Bir gurup Karadenizli vatandaşımız, bir düğünde
eğlenirler, içkilidirler de. Demeye kalmaz saat on iki
otuz sularında yakalanırlar, biraz arbede yaşanır
tutuklanırlar. Hepsi orta yaşlı çoluk çocuk sahibi sade
vatandaşlardır.
Yattıkları koğuş yukarıda bahsettiğim gibi, (onlara
göre) katil, soyguncu, asi vs vs doludur. Sürekli
çelişirler yaşadıkları ile.
Tahmini geldiklerinin onuncu günü idi, sigaralar
tuvalette saati gelince içilirdi. Bunlardan biri ile bir
kenara çekildim bir sigara ikram ettim. Hiç abartmıyorum
birkaç nefeste sigarayı bitirdi.
- Hayırdır nedir bu sıkıntı, diye sorduğumda
- Deme gitsun uşağum. Kaldık ya ha buraya.
Bunu söylediği an surat mimiklerini sanırım çizebilecek
bir ressam yoktur. Ses tonunu taklit edebilecek bir
sanatçı yoktur.
Bunu niye anlattım?
Yıl iki bin beş. Bir arkadaşım ESNAF, zorda, başına
olmadık işler gelir. Mal beyanından on gün hapsi
gerçekleşir, gider taahhütte bulunur, onu da
gerçekleştiremez. Ceza müddeti çıkar on beş güne.
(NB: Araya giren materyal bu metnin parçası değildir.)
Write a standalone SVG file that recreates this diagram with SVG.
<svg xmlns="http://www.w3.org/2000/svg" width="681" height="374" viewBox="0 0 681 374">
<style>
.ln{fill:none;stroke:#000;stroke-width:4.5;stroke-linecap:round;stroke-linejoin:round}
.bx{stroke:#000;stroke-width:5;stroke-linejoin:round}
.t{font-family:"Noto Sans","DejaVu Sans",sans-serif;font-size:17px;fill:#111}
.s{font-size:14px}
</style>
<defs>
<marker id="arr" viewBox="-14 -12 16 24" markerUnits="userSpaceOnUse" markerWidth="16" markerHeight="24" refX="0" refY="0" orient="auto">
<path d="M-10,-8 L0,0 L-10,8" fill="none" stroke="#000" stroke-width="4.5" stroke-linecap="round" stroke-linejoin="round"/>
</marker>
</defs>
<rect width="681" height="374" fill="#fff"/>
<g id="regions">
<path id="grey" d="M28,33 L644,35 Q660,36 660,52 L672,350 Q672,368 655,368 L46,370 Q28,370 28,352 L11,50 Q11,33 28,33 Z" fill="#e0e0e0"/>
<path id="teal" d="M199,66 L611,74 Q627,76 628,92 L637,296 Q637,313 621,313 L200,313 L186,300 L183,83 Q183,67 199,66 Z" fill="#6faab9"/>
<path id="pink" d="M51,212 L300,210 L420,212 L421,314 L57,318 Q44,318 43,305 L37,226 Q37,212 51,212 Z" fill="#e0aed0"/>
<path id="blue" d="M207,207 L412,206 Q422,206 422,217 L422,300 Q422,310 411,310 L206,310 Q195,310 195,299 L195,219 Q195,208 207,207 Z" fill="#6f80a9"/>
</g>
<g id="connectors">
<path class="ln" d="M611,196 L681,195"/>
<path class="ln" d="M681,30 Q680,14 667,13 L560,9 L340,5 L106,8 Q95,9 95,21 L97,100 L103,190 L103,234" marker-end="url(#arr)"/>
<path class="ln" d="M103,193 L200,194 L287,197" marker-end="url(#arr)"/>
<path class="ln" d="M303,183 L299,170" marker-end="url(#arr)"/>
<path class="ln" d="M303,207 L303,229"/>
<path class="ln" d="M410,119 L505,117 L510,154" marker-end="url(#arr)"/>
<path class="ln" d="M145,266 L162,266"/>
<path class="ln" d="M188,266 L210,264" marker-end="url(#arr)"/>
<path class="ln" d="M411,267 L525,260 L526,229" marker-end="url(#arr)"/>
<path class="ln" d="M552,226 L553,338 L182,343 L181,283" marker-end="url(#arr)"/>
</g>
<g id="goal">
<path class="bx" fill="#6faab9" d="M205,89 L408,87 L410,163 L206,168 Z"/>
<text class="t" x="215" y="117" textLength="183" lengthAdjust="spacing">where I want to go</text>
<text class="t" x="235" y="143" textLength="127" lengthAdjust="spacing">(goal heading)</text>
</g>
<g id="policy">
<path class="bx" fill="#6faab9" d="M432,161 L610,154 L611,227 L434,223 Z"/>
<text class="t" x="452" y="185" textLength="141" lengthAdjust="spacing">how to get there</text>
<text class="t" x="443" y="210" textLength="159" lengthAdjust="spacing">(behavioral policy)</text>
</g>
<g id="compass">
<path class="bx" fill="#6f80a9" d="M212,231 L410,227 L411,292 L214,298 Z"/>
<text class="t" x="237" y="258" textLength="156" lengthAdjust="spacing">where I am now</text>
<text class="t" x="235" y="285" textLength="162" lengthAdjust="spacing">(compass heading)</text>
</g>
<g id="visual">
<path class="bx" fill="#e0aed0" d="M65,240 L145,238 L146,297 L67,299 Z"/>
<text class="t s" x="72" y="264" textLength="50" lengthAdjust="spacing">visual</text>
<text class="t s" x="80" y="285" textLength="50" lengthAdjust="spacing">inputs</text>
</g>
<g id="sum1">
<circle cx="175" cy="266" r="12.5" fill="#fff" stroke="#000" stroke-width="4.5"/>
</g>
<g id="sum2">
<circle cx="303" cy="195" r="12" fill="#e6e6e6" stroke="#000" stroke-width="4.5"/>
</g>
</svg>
Bizim Çerkes (böyle yüzlerce mağdur var ülkemizde) girer
cezaevine. Yatar on beş gün, Karadenizlinin
duygusundaki saptama gibi. Katille, hırsızla, arsızla
(kader mahkumlarını tenzih ediyorum).
Çıktığında ilk gördüğüm, bir tarafa kayan öbür omuzu
oldu. On beş günde ağa, dayı oldu bizim Çerkes. DÜZCE
deyimi ile YENGEÇ. Eskiden olsa basit bir şeyde onlarca
sene giyerdim. Bundan sonra en kral işi bitirir üç beş
yılla yırtarım, söylemlerine başladı.Yani birde hukukçu
oldu başımıza.
Çok uğraştık düzeltene kadar. Şimdi işinde gücünde.
Unutmadan yukarıda anlattığım, düğün gurubundan bir
tanesinin çıktıktan sonra, bir örgüt lehine duvara
slogan yazmaktan geri döndüğünü hatırlatmak istedim.